Странно бы было видеть сапожника, который считал бы, что люди обязаны его кормить за то, что он шьет не переставая сапоги, которые давно уж никому не нужны; но что же сказать про тех людей правительства, церкви, науки и искусства, которые уж ничего не шьют, ничего не только видимого, но полезного для народа не производят, на товар которых нет охотников и которые так же смело на основании разделения труда требуют, чтобы их и кормили, и поили сладко, и одевали хорошо? Могут быть и есть колдуны, к деятельности которых заявляются требования, и им носят за это лепешки и полуштофы; но того, чтобы были такие колдуны, колдовство которых никому не нужно и которые бы смело требовали, чтобы их сладко кормили за то, что они будут колдовать, — это трудно себе представить. А это самое и есть в нашем мире с людьми правительства, церкви, науки и искусства. И все это происходит на основании того ложного понятия разделения труда, определяемого не разумом и совестью, а наблюдением, которое с таким единодушием исповедуют люди науки.

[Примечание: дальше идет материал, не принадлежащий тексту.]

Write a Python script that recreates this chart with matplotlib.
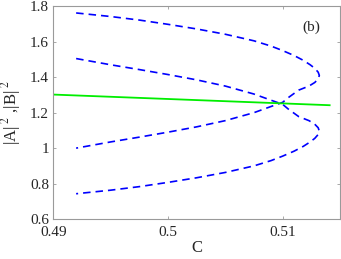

Разделение труда действительно всегда было и есть, но оно правильно только тогда, когда человек решит своей совестью и разумом, что оно должно быть, а не тогда, когда он будет наблюдать его. И совесть и разум всех людей очень просто, несомненно и единогласно решают этот вопрос. Они решают его всегда так, что разделение труда правильно только тогда, когда особенная деятельность человека так нужна людям, что они, прося его послужить им, сами охотно предлагают ему кормить его за то, что он будет для них делать. Когда же человек может с детства до 30 лет прожить на шее других, обещая сделать, когда он выучится, что-то очень полезное, о котором никто его не просит, и когда потом от 30 лет до смерти он может жить так же, все только с обещаниями сделать что-то, о чем никто его не просит, то это не будет (как и нет его на самом деле в нашем обществе) разделение труда, а будет, как оно и есть, один только захват чужого труда сильным; тот самый захват чужого труда сильным, который прежде богословы называли божеским назначением, потом философы — необходимыми формами жизни, а теперь научная наука называет органическим разделением труда.

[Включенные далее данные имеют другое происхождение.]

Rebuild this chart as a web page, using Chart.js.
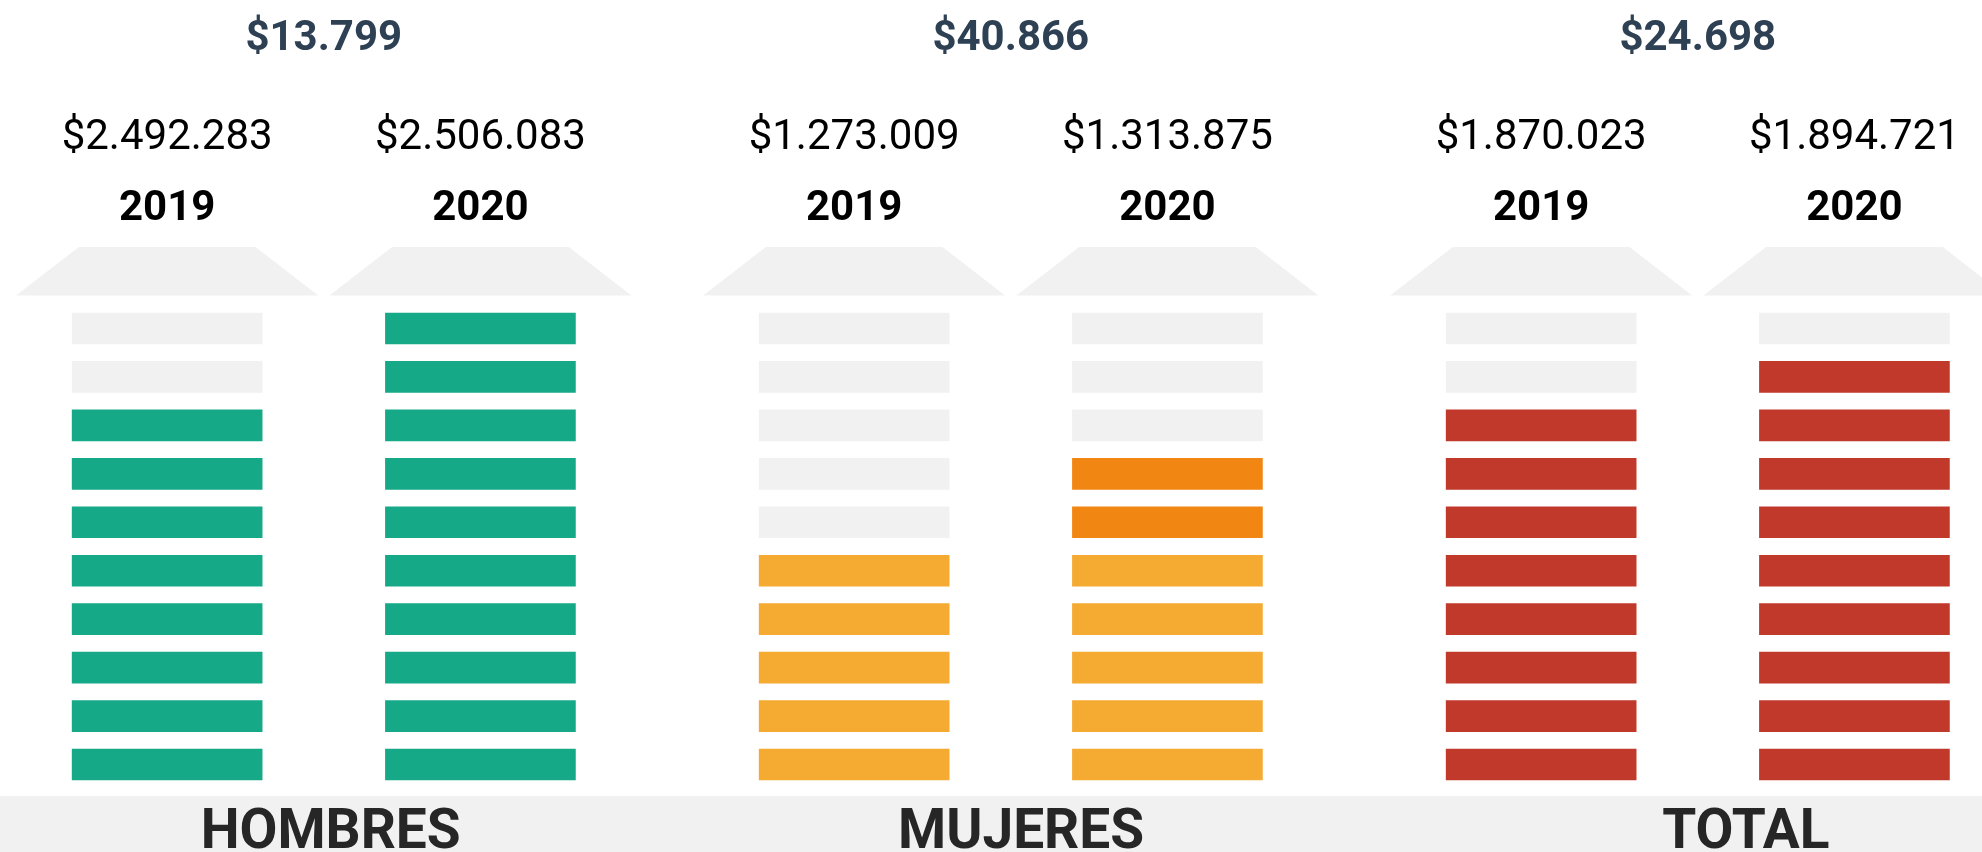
<!DOCTYPE html>
<html lang="es">
<head>
<meta charset="utf-8">
<title>Ingreso promedio 2019 - 2020</title>
<script src="https://cdn.jsdelivr.net/npm/chart.js@4.4.0/dist/chart.umd.min.js"></script>
<style>
  html, body { margin:0; padding:0; background:#fff; }
  #wrap { width:1982px; height:852px; }
</style>
</head>
<body>
<div id="wrap"><canvas id="chart" width="1982" height="852"></canvas></div>
<script>
/* ───────── datos ───────── */
const grupos         = ['HOMBRES', 'MUJERES', 'TOTAL'];
const anios          = ['2019', '2020'];
const monto2019      = [2492283, 1273009, 1870023];
const monto2020      = [2506083, 1313875, 1894721];
const diferencia     = [13799, 40866, 24698];
const bloques2019    = [8, 5, 8];     // bloques llenos (de 10)
const bloques2020    = [10, 7, 9];
const destacados2020 = [0, 2, 0];     // bloques superiores resaltados en 2020
const TOTAL_BLOQUES  = 10;

/* ───────── colores ───────── */
const colorGrupo     = ['#16a987', '#f5aa31', '#c0392b'];
const colorDestacado = ['#16a987', '#f28613', '#c0392b'];
const VACIO          = '#f1f1f1';

/* ───────── geometría (unidades de escala) ───────── */
const SEP   = 0.228;   // media distancia entre columnas de un grupo
const ALTO  = 0.64;    // alto de cada bloque
const ANCHO = 190;     // grosor de barra en px

const fmt = n => '$' + String(n).replace(/\B(?=(\d{3})+(?!\d))/g, '.');

/* ---------- una columna por grupo y año ---------- */
const columnas = [];
grupos.forEach((g, gi) => anios.forEach((a, ai) => columnas.push({
  x: gi + (ai ? SEP : -SEP),
  grupo: gi,
  anio: a,
  llenos: ai ? bloques2020[gi] : bloques2019[gi],
  destacados: ai ? destacados2020[gi] : 0,
  monto: ai ? monto2020[gi] : monto2019[gi]
})));

/* ---------- un dataset por nivel de bloque ---------- */
const datasets = [];
for (let i = 0; i < TOTAL_BLOQUES; i++) {
  datasets.push({
    data: columnas.map(c => ({ x: c.x, y: [i, i + ALTO] })),
    backgroundColor: columnas.map(c => {
      if (i >= c.llenos) return VACIO;
      if (i >= c.llenos - c.destacados) return colorDestacado[c.grupo];
      return colorGrupo[c.grupo];
    }),
    grouped: false,
    barThickness: ANCHO,
    borderWidth: 0
  });
}

/* ---------- techos, montos, años y nombres de grupo ---------- */
const rotulos = {
  id: 'rotulos',
  beforeDatasetsDraw(chart) {
    const { ctx, scales: { y }, width, height } = chart;
    const top = y.getPixelForValue(-0.33);
    ctx.save();
    ctx.fillStyle = VACIO;
    ctx.fillRect(0, top, width, height - top);
    ctx.restore();
  },
  afterDatasetsDraw(chart) {
    const { ctx, scales: { x, y } } = chart;
    ctx.save();
    ctx.textAlign = 'center';
    ctx.textBaseline = 'alphabetic';

    // techo trapezoidal sobre cada columna
    const yBase = y.getPixelForValue(TOTAL_BLOQUES);
    const yTope = y.getPixelForValue(TOTAL_BLOQUES + 1);
    columnas.forEach(c => {
      const cx = x.getPixelForValue(c.x);
      ctx.fillStyle = VACIO;
      ctx.beginPath();
      ctx.moveTo(cx - ANCHO * 0.795, yBase);
      ctx.lineTo(cx - ANCHO * 0.465, yTope);
      ctx.lineTo(cx + ANCHO * 0.465, yTope);
      ctx.lineTo(cx + ANCHO * 0.795, yBase);
      ctx.closePath();
      ctx.fill();

      ctx.fillStyle = '#000';
      ctx.font = 'bold 42px Roboto';
      ctx.fillText(c.anio, cx, y.getPixelForValue(11.56));
      ctx.font = '400 42px Roboto';
      ctx.fillText(fmt(c.monto), cx, y.getPixelForValue(13.03));
    });

    // diferencia entre años, arriba de cada grupo
    ctx.fillStyle = '#2e4053';
    ctx.font = 'bold 42px Roboto';
    diferencia.forEach((d, gi) => {
      ctx.fillText(fmt(d), x.getPixelForValue(gi), y.getPixelForValue(15.07));
    });

    // nombre del grupo sobre la franja gris
    const desfase = [0.01, 0.015, 0.07];
    ctx.fillStyle = '#262626';
    ctx.font = 'bold 55px Roboto';
    grupos.forEach((g, gi) => {
      ctx.fillText(g, x.getPixelForValue(gi + desfase[gi]), y.getPixelForValue(-1.40));
    });
    ctx.restore();
  }
};

new Chart(document.getElementById('chart'), {
  type: 'bar',
  data: { datasets },
  options: {
    responsive: false,
    animation: false,
    layout: { padding: 0 },
    plugins: { legend: { display: false }, tooltip: { enabled: false } },
    scales: {
      x: { type: 'linear', min: -0.4713, max: 2.4137, display: false, offset: false },
      y: { type: 'linear', min: -1.486, max: 16.10, display: false }
    }
  },
  plugins: [rotulos]
});
</script>
</body>
</html>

Все значение науки только в этом. Она теперь стала раздавательницей дипломов на праздность, потому что она одна в своих капищах разбирает и определяет — какая паразитическая, какая органическая деятельность человека в общественном организме. Как будто человек каждый не может этого самого узнать гораздо вернее и короче, справившись с разумом и совестью. И как прежде для духовенства, потом для государственных людей не могло быть сомнения в том, кто самые нужные для других люди, так теперь людям научной науки кажется, что не может быть сомнения в том, что их-то деятельность и есть несомненно органическая: они, научные и художественные деятели, суть мозговые, самые драгоценные клеточки организма.

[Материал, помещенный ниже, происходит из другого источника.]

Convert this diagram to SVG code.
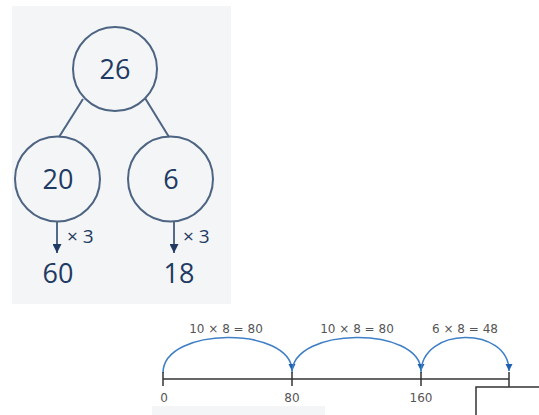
<svg xmlns="http://www.w3.org/2000/svg" width="539" height="415" viewBox="0 0 539 415">
<style>
.node{fill:none;stroke:#4d6483;stroke-width:2}
.edge{stroke:#4d6483;stroke-width:2;fill:none}
.num{font-family:"Open Sans","Liberation Sans",sans-serif;font-size:27px;fill:#1f3a63;text-anchor:middle}
.op{font-family:"Open Sans","Liberation Sans",sans-serif;font-size:19px;fill:#1f3a63}
.nl{stroke:#333;stroke-width:1.5;fill:none}
.arc{stroke:#3f7fc6;stroke-width:1.5;fill:none}
.lbl{font-family:"DejaVu Sans","Liberation Sans",sans-serif;font-size:12px;fill:#555;text-anchor:middle}
</style>
<defs>
<marker id="ah" viewBox="0 0 10 10" refX="10" refY="5" markerWidth="6" markerHeight="6" orient="auto"><path d="M0,0 L10,5 L0,10 z" fill="#1f3a63"/></marker>
<marker id="bh" viewBox="0 0 10 10" refX="10" refY="5" markerWidth="5" markerHeight="5" orient="auto"><path d="M0,0 L10,5 L0,10 z" fill="#1f5fb0"/></marker>
</defs>
<rect x="12" y="6" width="219" height="298" fill="#f3f5f6"/>
<rect x="152" y="406" width="173" height="9" fill="#f3f5f6"/>
<g id="connectors">
<line class="edge" x1="83" y1="99" x2="59" y2="137"/>
<line class="edge" x1="145" y1="98" x2="169" y2="137"/>
<line x1="57" y1="221" x2="57" y2="253" stroke="#1f3a63" stroke-width="1.5" marker-end="url(#ah)"/>
<line x1="174" y1="221" x2="174" y2="253" stroke="#1f3a63" stroke-width="1.5" marker-end="url(#ah)"/>
<path class="arc" d="M163,373 C163,326 292,326 292,371" marker-end="url(#bh)"/>
<path class="arc" d="M292,373 C292,326 421,326 421,371" marker-end="url(#bh)"/>
<path class="arc" d="M421,373 C421,326 509,326 509,371" marker-end="url(#bh)"/>
</g>
<g id="node-26"><circle class="node" cx="115" cy="69" r="42"/><text class="num" x="115" y="79">26</text></g>
<g id="node-20"><circle class="node" cx="57.5" cy="179" r="42.5"/><text class="num" x="58" y="189">20</text></g>
<g id="node-6"><circle class="node" cx="170.5" cy="179" r="42.5"/><text class="num" x="171" y="189">6</text></g>
<g id="node-60"><text class="num" x="58" y="283">60</text></g>
<g id="node-18"><text class="num" x="179" y="283">18</text></g>
<text class="op" x="67" y="243">× 3</text>
<text class="op" x="183" y="243">× 3</text>
<g id="numberline">
<line class="nl" x1="163" y1="379" x2="509" y2="379"/>
<line class="nl" x1="163" y1="372" x2="163" y2="386"/>
<line class="nl" x1="292" y1="372" x2="292" y2="386"/>
<line class="nl" x1="421" y1="372" x2="421" y2="386"/>
<line class="nl" x1="509" y1="372" x2="509" y2="387"/>
<path class="nl" d="M539,387 L476,387 L476,415"/>
<text class="lbl" x="164" y="402">0</text>
<text class="lbl" x="292" y="402">80</text>
<text class="lbl" x="421" y="402">160</text>
<text class="lbl" x="226" y="333">10 × 8 = 80</text>
<text class="lbl" x="357" y="333">10 × 8 = 80</text>
<text class="lbl" x="465" y="333">6 × 8 = 48</text>
</g>
</svg>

Но бог с ними; пускай бы они царствовали: сладко пили, ели и праздновали, как пускай бы праздновали и царствовали бы жрецы и софисты; только бы они, как жрецы и софисты, не развращали людей.
С тех пор как есть люди, разумные существа, они различали добро от зла и пользовались тем, что до них в этом различении сделали люди, — боролись со злом, искали истинный, наилучший путь и медленно, но неотступно подвигались на этом пути. И всегда, заграждая этот путь, становились перед людьми различные обманы, имеющие целью показать им, что этого не нужно делать, а нужно жить, как живется. Стоял страшный, старый обман церковных людей; с страшными борьбою и трудом люди понемногу высвободились из него, но не успели они высвободиться из него, как на место старого стал новый обман — государственный, философский. Люди выбились и из него. И вот новый и еще злейший обман вырос на пути людей: обман научный.
Новый этот обман точно такой же, как и старые: сущность его в том, чтобы подменить деятельность разума и совести своей и живших прежде нас людей чем-нибудь внешним; в церковном учении внешнее было откровение, в научном обмане это внешнее — наблюдение.
Ловушка этой науки состоит в том, чтобы, указав людям на самые грубые извращения деятельности разума и совести людей, разрушить в них веру в самый разум и совесть и уверить их, что им самим говорит разум и совесть; все, что они говорили высшим представителям людей с тех пор, как существует мир, что все это условно и субъективно.
Все это надо оставить, говорят они; разумом нельзя понять истину, потому что можно ошибиться, а есть другой путь — безошибочный и почти механический: надо изучать факты. Изучать же факты надо на основании научной науки, т. е. двух ни на чем не основанных предположениях позитивизма и эволюции, которые выдаются за несомненнейшие истины. И царствующая наука с обманной торжественностью заявляет, что разрешение всех вопросов жизни возможно только изучением фактов природы и в особенности организмов. Легковерная толпа молодежи, подавленная новостью этого не только не разрушенного, но еще не затронутого критикою авторитета, бросается на изучение этих фактов в естественных науках, на тот единственный путь, который, по утверждению царствующего учения, может привести к уяснению вопросов жизни. Но чем дальше подвигаются ученики в этом изучении, тем дальше и дальше становится от них не только возможность, но даже самая мысль о разрешении вопросов жизни, и тем больше и больше привыкают они не столько наблюдать, сколько верить на слово чужим наблюдениям (верить в клеточки, в протоплазму, в 4-е состояние тел и т. п.); тем больше и больше форма заслоняет для них содержание; тем больше и больше теряют они сознание добра и зла и способность понимать те выражения и определения добра и зла, которые выработаны всей предшествующей жизнью человечества; тем более и более усваивают они себе специальный научный жаргон условных выражений, не имеющих общечеловеческого значения; тем дальше и дальше заходят они в дебри ничем не освещенных наблюдений; тем больше и больше лишаются они способности не только самостоятельно мыслить, но понимать даже чужую, свежую, находящуюся вне их талмуда человеческую мысль; главное же, проводят лучшие годы в отвыкании от жизни, т. е. от труда, привыкают считать свое положение оправданным и делаются и физически ни на что не годными паразитами, и умственно вывихивают себе мозги и становятся скопцами мысли. И точно так же, по мере оглупения, приобретают самоуверенность, лишающую их уже навсегда возможности возврата к простой трудовой жизни, к простому, ясному и общечеловеческому мышлению.